** Exercise description **
Lift out all lines below that contain "Output".
+-------+
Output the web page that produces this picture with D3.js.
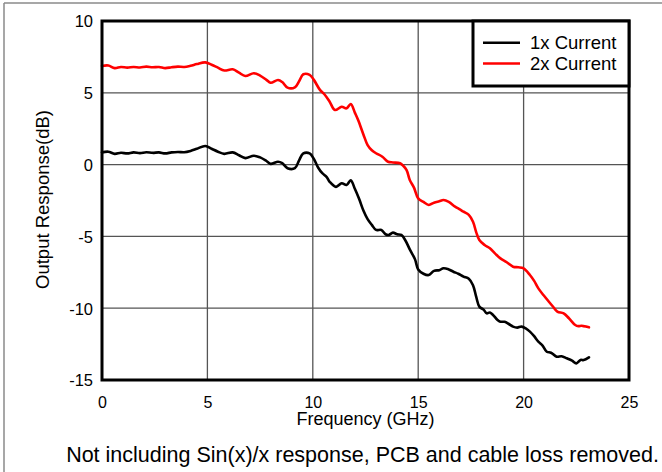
<!DOCTYPE html>
<html>
<head>
<meta charset="utf-8">
<script src="https://cdn.jsdelivr.net/npm/d3@7"></script>
<style>
  html, body { margin: 0; padding: 0; background: #fff; }
  svg { display: block; font-family: "Liberation Sans", Arial, sans-serif; }
</style>
</head>
<body>
<svg id="chart" width="662" height="472"></svg>
<script>
// ---- Data ----
const seriesNames = ["1x Current", "2x Current"];
const seriesColors = ["#000000", "#ff0000"];

const freq1 = [0.0,0.3,0.6,0.9,1.2,1.5,1.8,2.1,2.4,2.7,3.0,3.3,3.6,3.9,4.2,4.5,4.9,5.2,5.5,5.8,6.2,6.5,6.8,7.2,7.5,7.8,8.0,8.35,8.55,8.8,9.15,9.35,9.55,9.85,10.05,10.25,10.45,10.65,10.8,11.1,11.37,11.6,11.8,12.0,12.2,12.4,12.6,12.8,13.0,13.25,13.45,13.6,13.8,14.0,14.2,14.4,14.6,14.85,15.0,15.25,15.5,15.75,16.0,16.2,16.45,16.67,16.9,17.15,17.4,17.6,17.75,17.9,18.1,18.25,18.4,18.55,18.75,18.9,19.1,19.3,19.5,19.7,19.9,20.1,20.3,20.5,20.7,20.9,21.1,21.3,21.57,21.8,22.05,22.3,22.5,22.7,22.85,23.1];
const resp1 = [0.85,0.9,0.75,0.82,0.78,0.85,0.8,0.86,0.82,0.85,0.78,0.85,0.88,0.86,0.95,1.1,1.3,1.1,0.9,0.75,0.85,0.65,0.45,0.62,0.5,0.25,0.05,0.2,0.1,-0.25,-0.25,0.3,0.78,0.78,0.4,-0.2,-0.6,-0.85,-1.2,-1.55,-1.3,-1.42,-1.1,-1.7,-2.4,-3.2,-3.8,-4.2,-4.55,-4.55,-4.85,-4.9,-4.74,-4.85,-4.9,-5.3,-5.9,-6.6,-7.3,-7.6,-7.69,-7.4,-7.35,-7.22,-7.3,-7.46,-7.6,-7.8,-7.95,-8.4,-9.2,-9.89,-10.1,-10.36,-10.3,-10.47,-10.8,-10.94,-10.95,-11.1,-11.28,-11.35,-11.28,-11.4,-11.63,-11.95,-12.33,-12.6,-13.03,-13.1,-13.38,-13.35,-13.49,-13.65,-13.84,-13.6,-13.61,-13.42];

const freq2 = [0.0,0.3,0.6,0.9,1.2,1.5,1.8,2.1,2.4,2.7,3.0,3.3,3.6,3.9,4.2,4.5,4.9,5.2,5.5,5.8,6.2,6.5,6.8,7.2,7.5,7.8,8.0,8.35,8.55,8.8,9.15,9.35,9.55,9.85,10.05,10.34,10.55,10.8,11.05,11.37,11.6,11.8,12.0,12.15,12.4,12.6,12.8,13.0,13.3,13.57,13.8,14.14,14.3,14.45,14.6,14.8,15.0,15.25,15.5,15.75,16.0,16.2,16.45,16.75,16.95,17.15,17.4,17.6,17.75,17.9,18.15,18.4,18.65,18.9,19.2,19.5,19.75,20.0,20.3,20.5,20.7,20.95,21.2,21.4,21.6,21.9,22.15,22.45,22.6,22.75,23.1];
const resp2 = [6.87,6.9,6.72,6.8,6.75,6.8,6.76,6.82,6.78,6.8,6.72,6.78,6.82,6.8,6.88,7.0,7.12,6.95,6.75,6.55,6.64,6.4,6.17,6.36,6.2,5.9,5.7,5.89,5.75,5.36,5.38,5.8,6.29,6.25,5.9,5.2,4.9,4.38,3.8,4.03,3.92,4.22,3.6,3.1,2.1,1.36,1.0,0.79,0.55,0.2,0.15,0.09,-0.1,-0.38,-1.07,-1.6,-2.35,-2.6,-2.81,-2.65,-2.55,-2.47,-2.6,-2.93,-3.1,-3.28,-3.5,-3.98,-4.7,-5.25,-5.6,-5.83,-6.2,-6.53,-6.8,-7.11,-7.15,-7.22,-7.69,-8.1,-8.62,-9.1,-9.55,-9.9,-10.24,-10.36,-10.7,-11.17,-11.25,-11.22,-11.33];

const xTicks = [0, 5, 10, 15, 20, 25];
const yTicks = [10, 5, 0, -5, -10, -15];
const xLabel = "Frequency (GHz)";
const yLabel = "Output Response(dB)";
const footer = "Not including Sin(x)/x response, PCB and cable loss removed.";

// ---- Layout ----
const svg = d3.select("#chart");
const L = 102, R = 629, T = 21, B = 380;

const x = d3.scaleLinear().domain([0, 25]).range([L, R]);
const y = d3.scaleLinear().domain([-15, 10]).range([B, T]);
const fmt = d => String(d);  // plain hyphen-minus as in the reference

// outer border (left/top visible)
svg.append("line").attr("x1", 4).attr("x2", 4).attr("y1", 3).attr("y2", 472)
  .attr("stroke", "#8a8a8a").attr("stroke-width", 1.5);
svg.append("line").attr("x1", 4).attr("x2", 662).attr("y1", 3).attr("y2", 3)
  .attr("stroke", "#8a8a8a").attr("stroke-width", 1.5);

// grid
const grid = svg.append("g");
grid.selectAll(".gx").data(xTicks.slice(1, -1)).join("line")
  .attr("x1", d => x(d)).attr("x2", d => x(d)).attr("y1", T).attr("y2", B)
  .attr("stroke", "#555").attr("stroke-width", 1.3);
grid.selectAll(".gy").data(yTicks.slice(1, -1)).join("line")
  .attr("x1", L).attr("x2", R).attr("y1", d => y(d)).attr("y2", d => y(d))
  .attr("stroke", "#555").attr("stroke-width", 1.3);

// axes tick labels via d3 axes
const xAxis = d3.axisBottom(x).tickValues(xTicks).tickSize(0).tickPadding(0).tickFormat(fmt);
const gx = svg.append("g").attr("transform", `translate(0,${B})`).call(xAxis);
gx.select(".domain").remove();
gx.selectAll("text").attr("dy", null).attr("y", 27.5).attr("font-size", 16)
  .attr("font-family", "Liberation Sans, Arial, sans-serif").attr("fill", "#000");

const yAxis = d3.axisLeft(y).tickValues(yTicks).tickSize(0).tickPadding(0).tickFormat(fmt);
const gy = svg.append("g").attr("transform", `translate(${L},0)`).call(yAxis);
gy.select(".domain").remove();
gy.selectAll("text").attr("x", -9).attr("dy", "0.36em").attr("font-size", 16.5)
  .attr("font-family", "Liberation Sans, Arial, sans-serif").attr("fill", "#000");

// series lines
const line = d3.line().curve(d3.curveCatmullRom.alpha(0.5)).x(d => x(d[0])).y(d => y(d[1]));
const series = [
  { name: seriesNames[0], color: seriesColors[0], pts: freq1.map((f, i) => [f, resp1[i]]) },
  { name: seriesNames[1], color: seriesColors[1], pts: freq2.map((f, i) => [f, resp2[i]]) }
];
svg.append("g").selectAll("path").data(series).join("path")
  .attr("d", d => line(d.pts)).attr("fill", "none")
  .attr("stroke", d => d.color).attr("stroke-width", 2.6)
  .attr("stroke-linejoin", "round").attr("stroke-linecap", "round");

// frame
svg.append("rect").attr("x", L).attr("y", T).attr("width", R - L).attr("height", B - T)
  .attr("fill", "none").attr("stroke", "#000").attr("stroke-width", 3);

// legend
const lg = svg.append("g");
lg.append("rect").attr("x", 473).attr("y", T).attr("width", R - 473).attr("height", 65)
  .attr("fill", "#fff").attr("stroke", "#000").attr("stroke-width", 3);
series.forEach((s, i) => {
  const yy = 42.7 + i * 20.8;
  lg.append("line").attr("x1", 483).attr("x2", 520).attr("y1", yy).attr("y2", yy)
    .attr("stroke", s.color).attr("stroke-width", 2.6);
  lg.append("text").attr("x", 530).attr("y", yy + 6.5).attr("font-size", 18.5)
    .attr("fill", "#000").text(s.name);
});

// axis titles
svg.append("text").attr("x", (L + R) / 2).attr("y", 425).attr("text-anchor", "middle")
  .attr("font-size", 18).attr("fill", "#000").text(xLabel);
svg.append("text").attr("transform", `translate(49,${(T + B) / 2 - 1}) rotate(-90)`)
  .attr("text-anchor", "middle").attr("font-size", 18.5).attr("fill", "#000").text(yLabel);

// footer
svg.append("text").attr("x", 362.5).attr("y", 462).attr("text-anchor", "middle")
  .attr("font-size", 21.5).attr("fill", "#000").text(footer);
</script>
</body>
</html>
+-------+
** Written solution **
Output the web page that produces this picture with D3.js.
const yLabel = "Output Response(dB)";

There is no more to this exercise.